As mentioned above, 23 of the “no” votes came from senators who expressed agreement that Belknap was guilty of the charges, but they voted against conviction, arguing that Belknap was now a private citizen, and therefore, the Senate lacked jurisdiction.

Federal prosecutors later opted not to try Belknap in civilian court, and the case against him was ultimately dismissed.

The bottom line is that the Belknap case is a precedent for not trying former government officials via the impeachment process. While Belknap was widely considered to merit removal from office, once he resigned, the Constitutional provision of removal by the impeachment process no longer applied — a person cannot be removed from office if he no longer holds that office.

In Trump’s case, it is a matter of opinion as to whether Trump’s actions merit condemnation.
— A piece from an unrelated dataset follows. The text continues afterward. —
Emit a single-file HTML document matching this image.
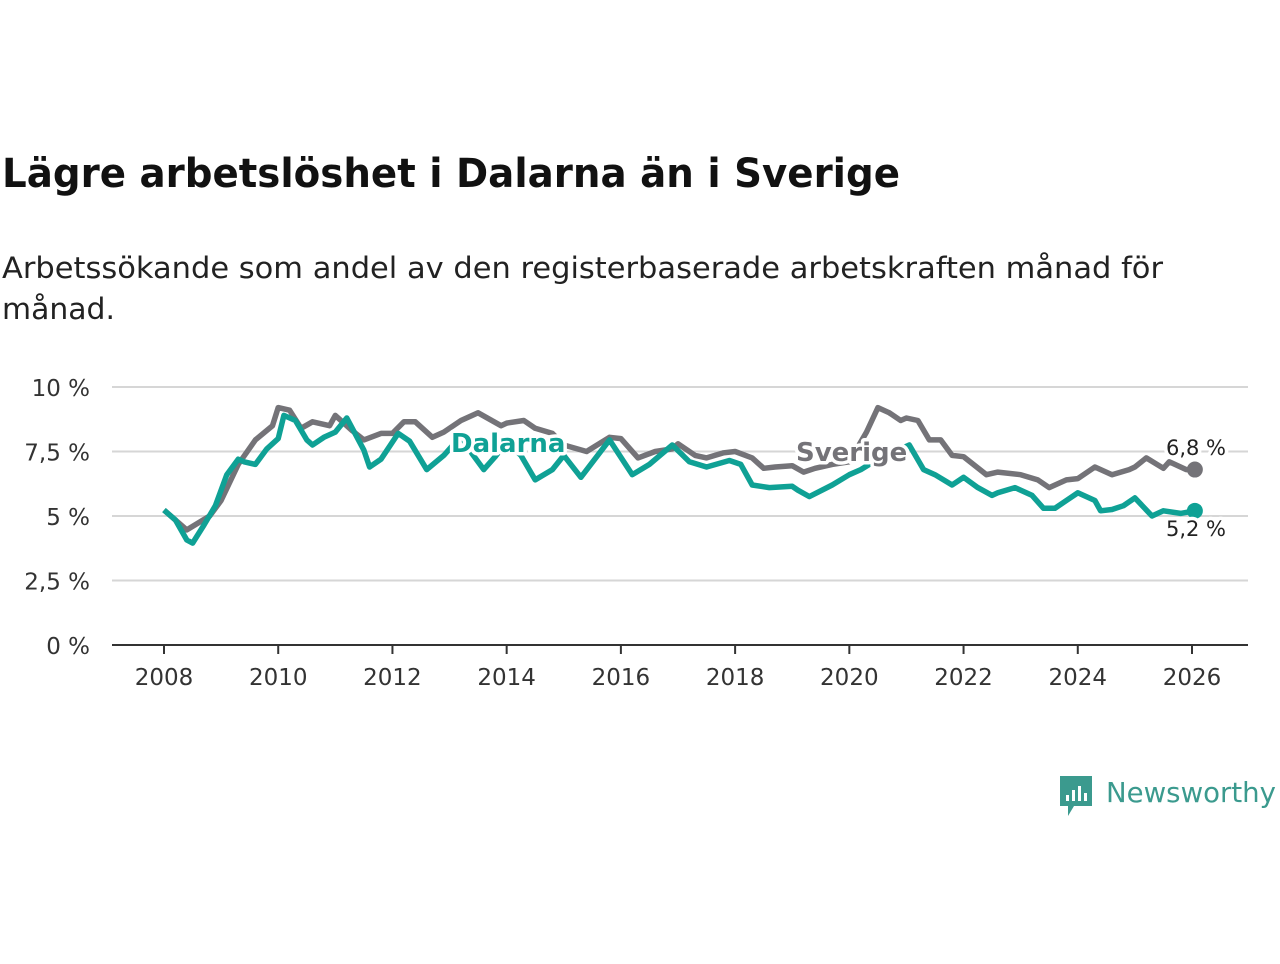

Unlike Belknap, Trump’s actions clearly do not rise to the level of a crime, particularly the crime of incitement, considering he urged his supporters to protest peacefully. Trump had the right of free speech to denounce the validity of the election, and his supporters likewise had the Constitutional right to peacefully protest. The fact that a small minority of the crowd choice to invade the Capitol is neither the fault of Trump nor his peaceful supporters.

It is inaccurate reporting such this AP story that leads many Americans to think otherwise.